Data section:
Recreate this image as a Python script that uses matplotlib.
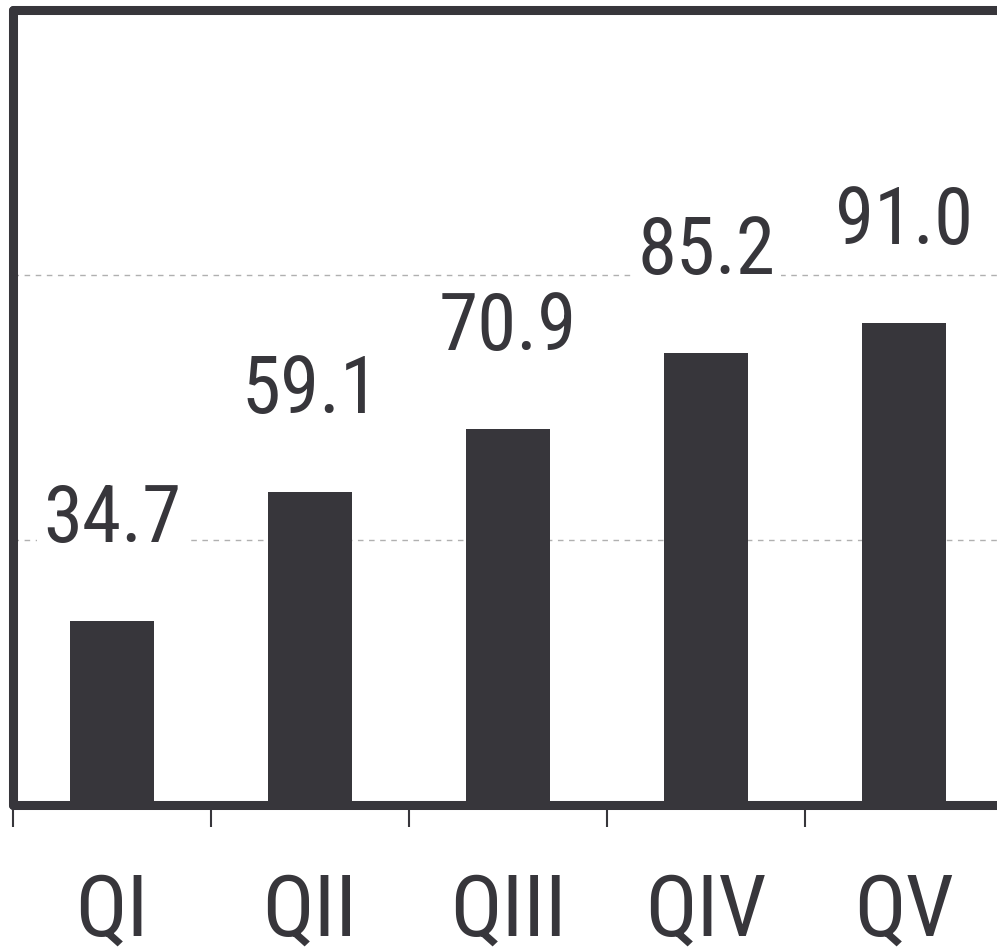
import matplotlib
matplotlib.use("Agg")
import matplotlib.pyplot as plt
import numpy as np

categories = ["QI", "QII", "QIII", "QIV", "QV"]
values = [34.7, 59.1, 70.9, 85.2, 91.0]
grid_values = [50, 100]

dark = "#37363b"
plt.rcParams['font.family'] = ['Roboto Condensed', 'DejaVu Sans']

fig = plt.figure(figsize=(9.97, 9.49), dpi=100)
ax = fig.add_axes([13 / 997, 144 / 949, 990 / 997, 795 / 949])

x = np.arange(len(categories))
ax.bar(x, values, width=0.42, color=dark, zorder=2)

for g in grid_values:
    ax.axhline(g, color="#b0b0b0", lw=1, ls=(0, (4, 4)), zorder=1)

for xi, v in zip(x, values):
    ax.annotate("{:.1f}".format(v), xy=(xi, v), xytext=(0, 57), textcoords="offset points",
                ha="center", va="baseline", fontsize=57, color=dark, zorder=3,
                bbox=dict(facecolor="white", edgecolor="none", pad=4))

ax.set_xlim(-0.5, len(categories) - 0.5)
ax.set_ylim(0, 150)
ax.set_yticks([])

# boundary ticks + centered labels
ax.set_xticks(np.arange(len(categories) + 1) - 0.5)
ax.set_xticklabels([])
ax.tick_params(axis="x", which="major", direction="out", length=16, width=1.5, color=dark)
ax.set_xticks(x, minor=True)
ax.set_xticklabels(categories, minor=True, fontsize=62, color=dark)
ax.tick_params(axis="x", which="minor", length=0, pad=48)

for s in ax.spines.values():
    s.set_linewidth(6.5)
    s.set_color(dark)
    s.set_capstyle("round")

fig.savefig("out.png", dpi=100)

Task prompt: With the pictures left out, transcribe the material exactly.

Exercise result:
Recreate this image as a Python script that uses matplotlib.
import matplotlib
matplotlib.use("Agg")
import matplotlib.pyplot as plt
import numpy as np

categories = ["QI", "QII", "QIII", "QIV", "QV"]
values = [34.7, 59.1, 70.9, 85.2, 91.0]
grid_values = [50, 100]

dark = "#37363b"
plt.rcParams['font.family'] = ['Roboto Condensed', 'DejaVu Sans']

fig = plt.figure(figsize=(9.97, 9.49), dpi=100)
ax = fig.add_axes([13 / 997, 144 / 949, 990 / 997, 795 / 949])

x = np.arange(len(categories))
ax.bar(x, values, width=0.42, color=dark, zorder=2)

for g in grid_values:
    ax.axhline(g, color="#b0b0b0", lw=1, ls=(0, (4, 4)), zorder=1)

for xi, v in zip(x, values):
    ax.annotate("{:.1f}".format(v), xy=(xi, v), xytext=(0, 57), textcoords="offset points",
                ha="center", va="baseline", fontsize=57, color=dark, zorder=3,
                bbox=dict(facecolor="white", edgecolor="none", pad=4))

ax.set_xlim(-0.5, len(categories) - 0.5)
ax.set_ylim(0, 150)
ax.set_yticks([])

# boundary ticks + centered labels
ax.set_xticks(np.arange(len(categories) + 1) - 0.5)
ax.set_xticklabels([])
ax.tick_params(axis="x", which="major", direction="out", length=16, width=1.5, color=dark)
ax.set_xticks(x, minor=True)
ax.set_xticklabels(categories, minor=True, fontsize=62, color=dark)
ax.tick_params(axis="x", which="minor", length=0, pad=48)

for s in ax.spines.values():
    s.set_linewidth(6.5)
    s.set_color(dark)
    s.set_capstyle("round")

fig.savefig("out.png", dpi=100)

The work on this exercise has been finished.